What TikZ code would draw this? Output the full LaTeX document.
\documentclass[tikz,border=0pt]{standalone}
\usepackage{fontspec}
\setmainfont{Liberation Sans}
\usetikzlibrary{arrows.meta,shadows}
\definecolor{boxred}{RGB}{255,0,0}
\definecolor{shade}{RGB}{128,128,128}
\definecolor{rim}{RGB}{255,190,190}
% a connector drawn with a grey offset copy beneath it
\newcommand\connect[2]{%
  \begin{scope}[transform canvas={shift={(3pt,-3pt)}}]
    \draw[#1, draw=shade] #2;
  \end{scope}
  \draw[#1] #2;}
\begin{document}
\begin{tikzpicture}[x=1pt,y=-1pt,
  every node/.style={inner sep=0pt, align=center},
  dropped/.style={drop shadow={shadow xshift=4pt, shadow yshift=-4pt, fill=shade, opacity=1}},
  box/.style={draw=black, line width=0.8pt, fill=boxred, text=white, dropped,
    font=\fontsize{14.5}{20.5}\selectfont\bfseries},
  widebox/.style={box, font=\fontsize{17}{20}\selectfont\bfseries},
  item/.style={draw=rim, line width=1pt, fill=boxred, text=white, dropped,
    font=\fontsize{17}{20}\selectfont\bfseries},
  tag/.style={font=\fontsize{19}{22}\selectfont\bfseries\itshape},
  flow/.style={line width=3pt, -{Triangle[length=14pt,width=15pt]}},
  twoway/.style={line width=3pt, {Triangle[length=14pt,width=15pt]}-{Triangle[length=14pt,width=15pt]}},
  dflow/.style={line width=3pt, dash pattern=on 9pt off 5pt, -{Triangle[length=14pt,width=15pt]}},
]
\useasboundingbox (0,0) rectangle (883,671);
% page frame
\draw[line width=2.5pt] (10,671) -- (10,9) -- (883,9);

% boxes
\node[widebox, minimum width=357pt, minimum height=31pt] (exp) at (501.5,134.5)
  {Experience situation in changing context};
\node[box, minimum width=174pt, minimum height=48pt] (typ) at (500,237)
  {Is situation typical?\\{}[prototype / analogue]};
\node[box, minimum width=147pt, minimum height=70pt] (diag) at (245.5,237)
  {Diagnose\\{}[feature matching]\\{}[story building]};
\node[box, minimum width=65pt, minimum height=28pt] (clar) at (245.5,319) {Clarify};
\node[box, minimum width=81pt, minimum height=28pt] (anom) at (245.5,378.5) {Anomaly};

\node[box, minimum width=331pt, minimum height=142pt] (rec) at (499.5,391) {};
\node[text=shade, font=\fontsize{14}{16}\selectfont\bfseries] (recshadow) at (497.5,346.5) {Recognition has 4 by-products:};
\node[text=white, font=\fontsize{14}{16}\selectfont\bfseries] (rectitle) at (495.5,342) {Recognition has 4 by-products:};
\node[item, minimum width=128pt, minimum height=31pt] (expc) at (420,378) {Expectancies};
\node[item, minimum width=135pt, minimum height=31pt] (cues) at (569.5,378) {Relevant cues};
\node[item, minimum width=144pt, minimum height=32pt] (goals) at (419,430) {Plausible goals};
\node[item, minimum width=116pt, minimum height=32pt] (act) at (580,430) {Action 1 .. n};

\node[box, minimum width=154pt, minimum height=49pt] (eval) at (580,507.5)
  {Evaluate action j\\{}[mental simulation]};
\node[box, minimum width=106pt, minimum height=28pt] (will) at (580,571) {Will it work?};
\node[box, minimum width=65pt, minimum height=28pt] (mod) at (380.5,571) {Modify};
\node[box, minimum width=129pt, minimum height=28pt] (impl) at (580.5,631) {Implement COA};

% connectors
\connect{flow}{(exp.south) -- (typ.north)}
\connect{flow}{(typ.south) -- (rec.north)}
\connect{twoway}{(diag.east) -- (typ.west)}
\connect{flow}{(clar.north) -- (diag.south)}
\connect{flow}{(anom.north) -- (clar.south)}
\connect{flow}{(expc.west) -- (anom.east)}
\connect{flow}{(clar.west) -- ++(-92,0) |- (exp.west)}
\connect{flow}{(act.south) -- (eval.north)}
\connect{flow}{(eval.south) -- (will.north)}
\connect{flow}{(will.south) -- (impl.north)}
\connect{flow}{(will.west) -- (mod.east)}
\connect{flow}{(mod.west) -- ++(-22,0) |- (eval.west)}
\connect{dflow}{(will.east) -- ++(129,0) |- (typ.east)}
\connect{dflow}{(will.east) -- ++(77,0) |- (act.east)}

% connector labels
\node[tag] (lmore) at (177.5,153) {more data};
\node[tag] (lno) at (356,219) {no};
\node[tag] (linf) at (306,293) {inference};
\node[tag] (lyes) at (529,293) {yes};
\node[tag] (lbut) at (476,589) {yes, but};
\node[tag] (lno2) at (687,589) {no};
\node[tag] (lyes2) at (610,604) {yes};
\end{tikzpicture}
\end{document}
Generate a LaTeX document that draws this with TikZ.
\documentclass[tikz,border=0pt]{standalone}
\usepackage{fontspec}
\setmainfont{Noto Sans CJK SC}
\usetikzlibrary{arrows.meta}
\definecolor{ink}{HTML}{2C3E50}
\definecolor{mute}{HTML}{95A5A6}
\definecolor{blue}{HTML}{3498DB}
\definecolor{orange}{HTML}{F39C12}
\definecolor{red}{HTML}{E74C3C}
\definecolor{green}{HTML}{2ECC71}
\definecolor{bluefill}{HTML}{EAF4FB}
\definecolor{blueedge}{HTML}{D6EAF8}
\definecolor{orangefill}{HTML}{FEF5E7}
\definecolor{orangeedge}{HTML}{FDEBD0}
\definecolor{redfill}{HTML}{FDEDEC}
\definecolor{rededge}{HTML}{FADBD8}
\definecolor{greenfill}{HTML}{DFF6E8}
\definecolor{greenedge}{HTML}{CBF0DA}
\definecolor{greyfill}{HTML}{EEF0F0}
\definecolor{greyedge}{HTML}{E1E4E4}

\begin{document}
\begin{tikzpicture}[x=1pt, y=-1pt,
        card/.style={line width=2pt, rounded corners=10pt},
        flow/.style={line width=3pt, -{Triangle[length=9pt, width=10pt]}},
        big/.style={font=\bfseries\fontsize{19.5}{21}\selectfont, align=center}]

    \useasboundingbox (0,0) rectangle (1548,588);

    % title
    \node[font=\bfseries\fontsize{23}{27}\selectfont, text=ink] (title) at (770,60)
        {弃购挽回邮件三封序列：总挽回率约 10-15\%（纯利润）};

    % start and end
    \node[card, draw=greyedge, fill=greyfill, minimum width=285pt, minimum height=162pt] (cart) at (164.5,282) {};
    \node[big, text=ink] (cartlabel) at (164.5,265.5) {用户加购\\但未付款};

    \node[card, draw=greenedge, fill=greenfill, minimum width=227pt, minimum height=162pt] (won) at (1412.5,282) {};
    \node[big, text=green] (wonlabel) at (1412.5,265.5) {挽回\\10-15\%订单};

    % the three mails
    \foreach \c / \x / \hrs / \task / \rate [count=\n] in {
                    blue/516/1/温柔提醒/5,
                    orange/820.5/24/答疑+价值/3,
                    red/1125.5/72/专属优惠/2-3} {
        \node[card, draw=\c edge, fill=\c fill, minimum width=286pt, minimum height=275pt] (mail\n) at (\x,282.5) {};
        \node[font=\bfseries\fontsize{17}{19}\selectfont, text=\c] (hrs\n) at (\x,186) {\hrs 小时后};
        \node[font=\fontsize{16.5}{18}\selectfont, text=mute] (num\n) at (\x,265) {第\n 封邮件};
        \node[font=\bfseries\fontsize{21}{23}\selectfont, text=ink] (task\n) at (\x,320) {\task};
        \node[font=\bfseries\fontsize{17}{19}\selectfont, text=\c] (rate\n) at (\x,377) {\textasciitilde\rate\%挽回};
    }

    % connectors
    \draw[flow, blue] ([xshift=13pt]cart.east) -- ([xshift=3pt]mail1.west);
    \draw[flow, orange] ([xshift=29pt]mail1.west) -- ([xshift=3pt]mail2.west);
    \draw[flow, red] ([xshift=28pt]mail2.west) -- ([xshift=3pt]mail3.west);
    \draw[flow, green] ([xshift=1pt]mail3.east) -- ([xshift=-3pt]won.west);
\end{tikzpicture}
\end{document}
^^^^^^^^^^^^^^^^
(Task description)
Among the entries above, find the line with "Generate a LaTeX" and the line with "text=ink] (cartlabel) at"; give again exactly these two lines and all lines between them.

(The response)
Generate a LaTeX document that draws this with TikZ.
\documentclass[tikz,border=0pt]{standalone}
\usepackage{fontspec}
\setmainfont{Noto Sans CJK SC}
\usetikzlibrary{arrows.meta}
\definecolor{ink}{HTML}{2C3E50}
\definecolor{mute}{HTML}{95A5A6}
\definecolor{blue}{HTML}{3498DB}
\definecolor{orange}{HTML}{F39C12}
\definecolor{red}{HTML}{E74C3C}
\definecolor{green}{HTML}{2ECC71}
\definecolor{bluefill}{HTML}{EAF4FB}
\definecolor{blueedge}{HTML}{D6EAF8}
\definecolor{orangefill}{HTML}{FEF5E7}
\definecolor{orangeedge}{HTML}{FDEBD0}
\definecolor{redfill}{HTML}{FDEDEC}
\definecolor{rededge}{HTML}{FADBD8}
\definecolor{greenfill}{HTML}{DFF6E8}
\definecolor{greenedge}{HTML}{CBF0DA}
\definecolor{greyfill}{HTML}{EEF0F0}
\definecolor{greyedge}{HTML}{E1E4E4}

\begin{document}
\begin{tikzpicture}[x=1pt, y=-1pt,
        card/.style={line width=2pt, rounded corners=10pt},
        flow/.style={line width=3pt, -{Triangle[length=9pt, width=10pt]}},
        big/.style={font=\bfseries\fontsize{19.5}{21}\selectfont, align=center}]

    \useasboundingbox (0,0) rectangle (1548,588);

    % title
    \node[font=\bfseries\fontsize{23}{27}\selectfont, text=ink] (title) at (770,60)
        {弃购挽回邮件三封序列：总挽回率约 10-15\%（纯利润）};

    % start and end
    \node[card, draw=greyedge, fill=greyfill, minimum width=285pt, minimum height=162pt] (cart) at (164.5,282) {};
    \node[big, text=ink] (cartlabel) at (164.5,265.5) {用户加购\\但未付款};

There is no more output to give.